"Preach the simple gospel. Make sure the old woman who sits at the back of the church can understand you". That kind of comment is patronising nonsense not far away from uninformed arrogance. So forgive me, but I've just heard it or something like it one too many times.
On a par with thinking visiting older people is a chore rather than a privilege, or an inefficient use of a dynamic church leader's time, a task for ancillary ministry rather than strategic leadership. As if accompanying friendship, pastoral companionship, available presence, attentive conversation, weren't a privilege, a gift and an opportunity to share in richly textured experience.

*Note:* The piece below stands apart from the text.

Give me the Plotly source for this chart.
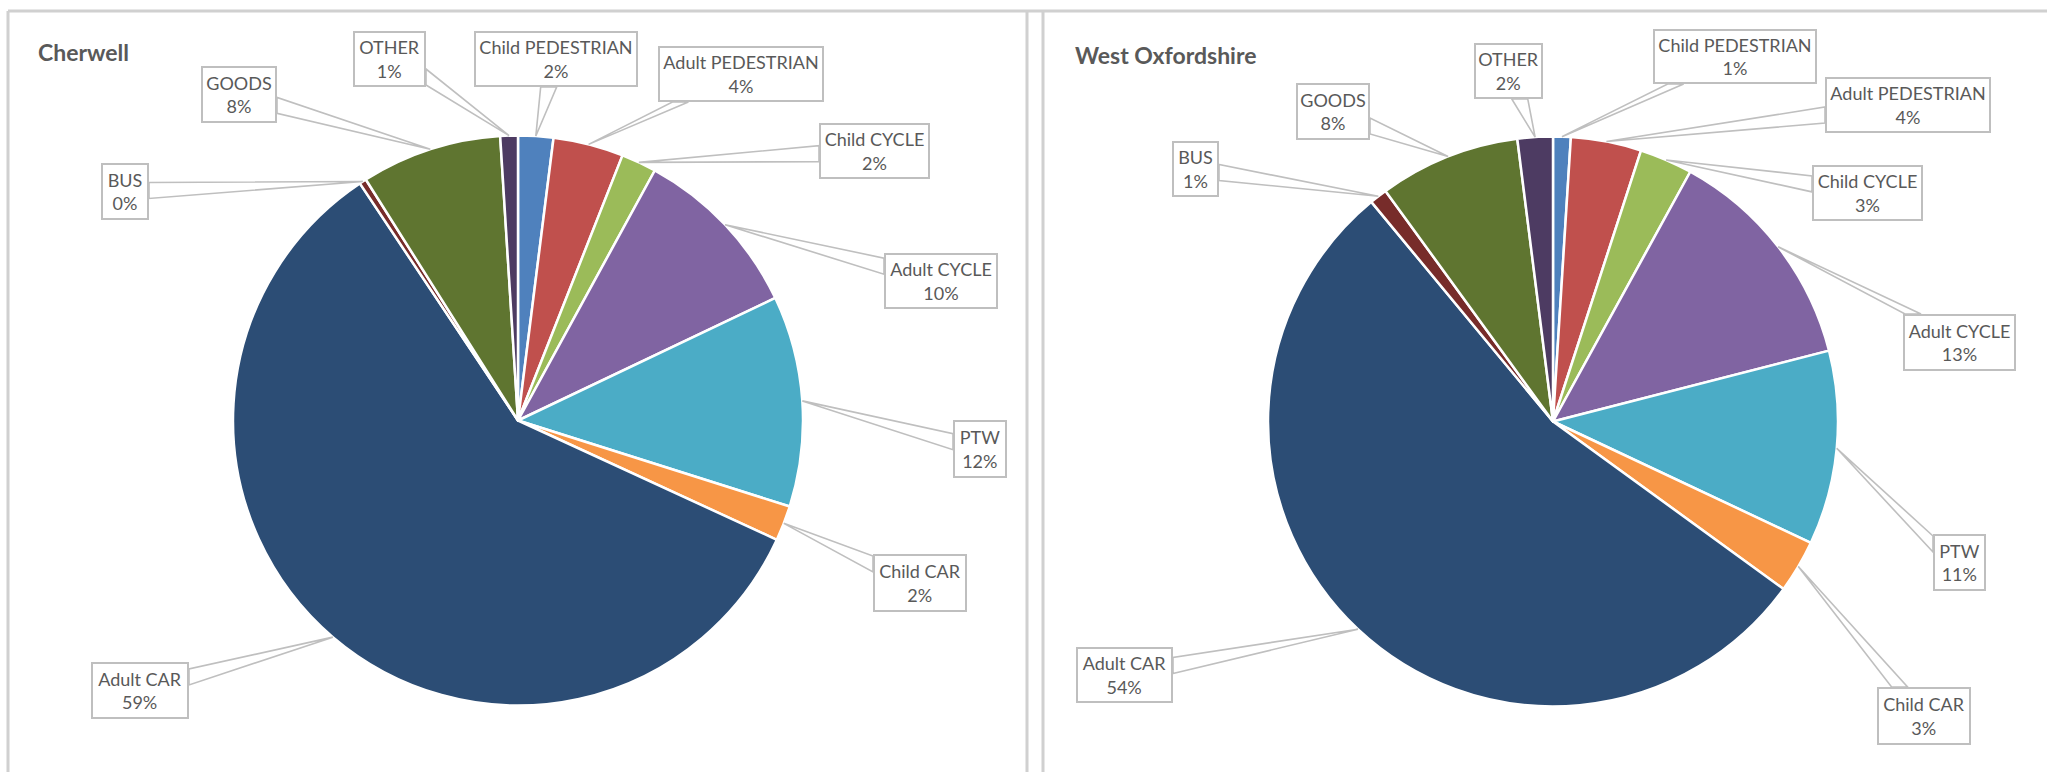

Some of the finest practical theologians I know sit in the back
seats at church, or at their tea table, and I've coveted their nod of approval for the truth I've tried
to speak, framed in words with maybe half the depth of their experience of life with God.

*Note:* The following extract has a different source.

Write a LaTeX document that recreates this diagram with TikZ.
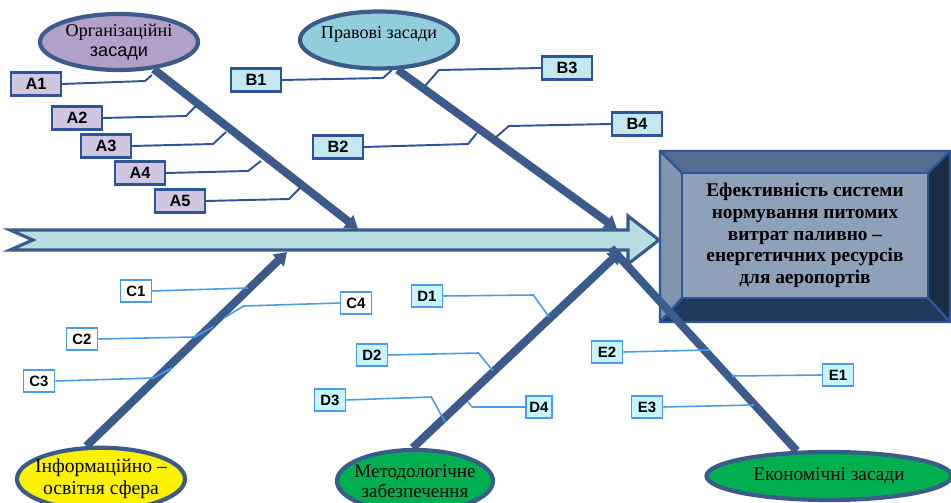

Hence the prophetic edge to this entire treatise in pastoral theology distilled into just over 60 words. An R S Thomas prose poem, written late in life, that tells us why we might never be near good enough to preach up to, let alone down to, the level of "the old woman who sits in the back pew".
'The holiness of the heart's affections.' Never tamper with them. In an age of science everything is analysable but a tear. Everywhere he went, despite his round collar and his licence, he was there to learn rather than to teach love. In the simplest of homes there were those who with little schooling and less college had come out top in that sweet examination.
(R S THomas, The Echoes Return Slow (London: MacMillan, 1988), 62.